Hathaway was a Wayne County Circuit Court judge before being elected to Michigan’s highest court in 2008. She ran as an ethical and accountable judge.
But records obtained by 7 Action News have some asking if she was she ethical in how she convinced her bank to let her out from her mortgage on her Lake St. Clair home. It saved her potentially hundreds of thousands of dollars in unpaid mortgage payments.
Hathaway was allowed to do what’s called a short sale. That’s when a homeowner convinces the bank to sell their home at a loss rather than go into a foreclosure. In this economy, with home values plummeting, lots of people try to do the same thing, dodging their debt through a short sale.
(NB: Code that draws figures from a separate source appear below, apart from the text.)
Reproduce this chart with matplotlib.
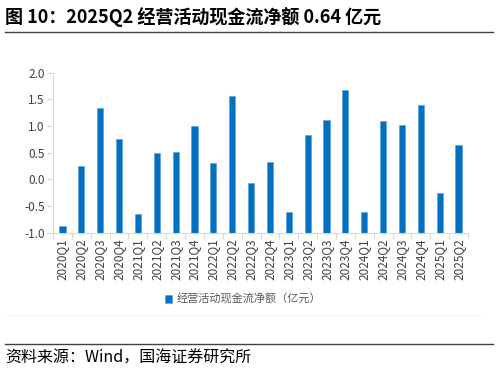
import matplotlib
matplotlib.use("Agg")
import matplotlib.pyplot as plt
import numpy as np

plt.rcParams['font.family'] = ['Noto Sans CJK SC', 'DejaVu Sans']

categories = ["2020Q1", "2020Q2", "2020Q3", "2020Q4", "2021Q1", "2021Q2", "2021Q3", "2021Q4",
              "2022Q1", "2022Q2", "2022Q3", "2022Q4", "2023Q1", "2023Q2", "2023Q3", "2023Q4",
              "2024Q1", "2024Q2", "2024Q3", "2024Q4", "2025Q1", "2025Q2"]
values = [-0.87, 0.25, 1.33, 0.75, -0.65, 0.49, 0.51, 1.00,
          0.30, 1.57, -0.06, 0.32, -0.61, 0.83, 1.11, 1.67,
          -0.61, 1.09, 1.01, 1.40, -0.26, 0.64]
yticks = [-1.0, -0.5, 0.0, 0.5, 1.0, 1.5, 2.0]
series_name = "经营活动现金流净额（亿元）"
title = "图 10：2025Q2 经营活动现金流净额 0.64 亿元"
source = "资料来源：Wind，国海证券研究所"

W, H = 498, 372
fig = plt.figure(figsize=(W / 100, H / 100), dpi=100)

ax = fig.add_axes([53 / W, 1 - 232.7 / H, (468 - 53) / W, (232.7 - 72.7) / H])
base = -1.0
x = np.arange(len(categories))
vals = np.array(values)
ax.bar(x, vals - base, bottom=base, width=0.33, color="#0070C0",
       edgecolor="#5B9BD5", linewidth=0.4, label=series_name)
ax.set_xlim(-0.5, len(categories) - 0.5)
ax.set_ylim(-1.0, 2.0)
ax.set_yticks(yticks)
ax.set_yticklabels([f"{v:.1f}" for v in yticks], fontsize=8.5, color="#404040")
ax.set_xticks(x)
ax.set_xticklabels(categories, rotation=90, fontsize=8.5, color="#404040")
ax.tick_params(axis='x', length=0, pad=4)
ax.set_xticks(np.arange(-0.5, len(categories), 1), minor=True)
ax.tick_params(axis='x', which='minor', length=4, color="#D9D9D9", width=0.8)
ax.tick_params(axis='y', length=4, color="#D9D9D9", width=0.8, pad=2)
for s in ["top", "right"]:
    ax.spines[s].set_visible(False)
ax.spines["left"].set_color("#D9D9D9")
ax.spines["bottom"].set_color("#D9D9D9")
ax.spines["left"].set_linewidth(0.8)
ax.spines["bottom"].set_linewidth(0.8)

leg = fig.legend(loc="center", bbox_to_anchor=(243 / W, 1 - 299 / H), frameon=False,
                 fontsize=8, handlelength=0.7, handleheight=0.7, handletextpad=0.4)
for t in leg.get_texts():
    t.set_color("#595959")

fig.text(5 / W, 1 - 17 / H, title, fontsize=13, fontweight="bold", va="center", ha="left", color="black")
fig.add_artist(plt.Line2D([5 / W, 493 / W], [1 - 32 / H] * 2, color="#404040", linewidth=1.0))
fig.add_artist(plt.Line2D([5 / W, 483 / W], [1 - 315 / H] * 2, color="#F2F2F2", linewidth=0.6))
fig.add_artist(plt.Line2D([5 / W, 493 / W], [1 - 344 / H] * 2, color="#404040", linewidth=1.0))
fig.text(5 / W, 1 - 358 / H, source, fontsize=11.5, va="center", ha="left", color="black")

fig.savefig("out.png", dpi=100)
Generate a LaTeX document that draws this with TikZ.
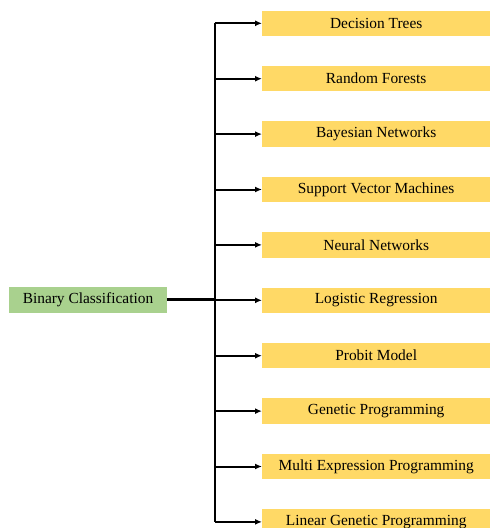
\documentclass[tikz,border=0pt]{standalone}
\usepackage{fontspec}
\setmainfont{Liberation Serif}
\usetikzlibrary{arrows.meta,positioning,calc}
\definecolor{boxyellow}{HTML}{FFD966}
\definecolor{boxgreen}{HTML}{A9D18E}

\begin{document}
\begin{tikzpicture}[x=1pt,y=-1pt,
  font=\fontsize{15.4}{18}\selectfont,
  method/.style={fill=boxyellow,minimum width=228pt,minimum height=25.5pt,inner sep=0pt,anchor=west},
  task/.style={fill=boxgreen,minimum width=157.5pt,minimum height=26pt,inner sep=0pt}]
\useasboundingbox (0,0) rectangle (490,528);
\node[task] (bc) at (88,299.5) {Binary Classification};
\coordinate (j) at (214.5,299.5);
\foreach \t [count=\i] in {Decision Trees,Random Forests,Bayesian Networks,Support Vector Machines,Neural Networks,Logistic Regression,Probit Model,Genetic Programming,Multi Expression Programming,Linear Genetic Programming}
{
  \node[method] (m\i) at (262,{23.3+(\i-1)*55.4}) {\t};
  \draw[-{Latex[length=7pt,width=6pt]},line width=2pt] (j |- m\i) -- (m\i.west);
}
\draw[line width=2pt] (j |- m1) -- (j |- m10);
\draw[line width=3pt] (bc.east) -- (j);
\end{tikzpicture}
\end{document}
But not everyone gets one. To qualify, a homeowner needs to prove to their bank that they can’t afford to keep making their mortgage payments because they’ve suffered some type of hardship, like a loss in income. The process can take months, if not years as Don Marquette learned. When times got tough, his grown-children moved in with him and his wife, and then she lost her job.
He was supporting five adults on his own, so he asked his bank for a short sale, but they wouldn’t approve it. The bank kicked him and his family out of their home.
“It was mortifying,” Marquette said.
“I’m 60 years old, I’ve worked 28 years, I’ve worked all my life. Basically I felt like a bum.”
Hathaway’s story was different. She hasn’t had a shortage of homes to live in. There’s home #1 in Florida valued at about $740,000 that she and her husband bought in 1999. Two years later, they bought home #2 on Lake St. Clair.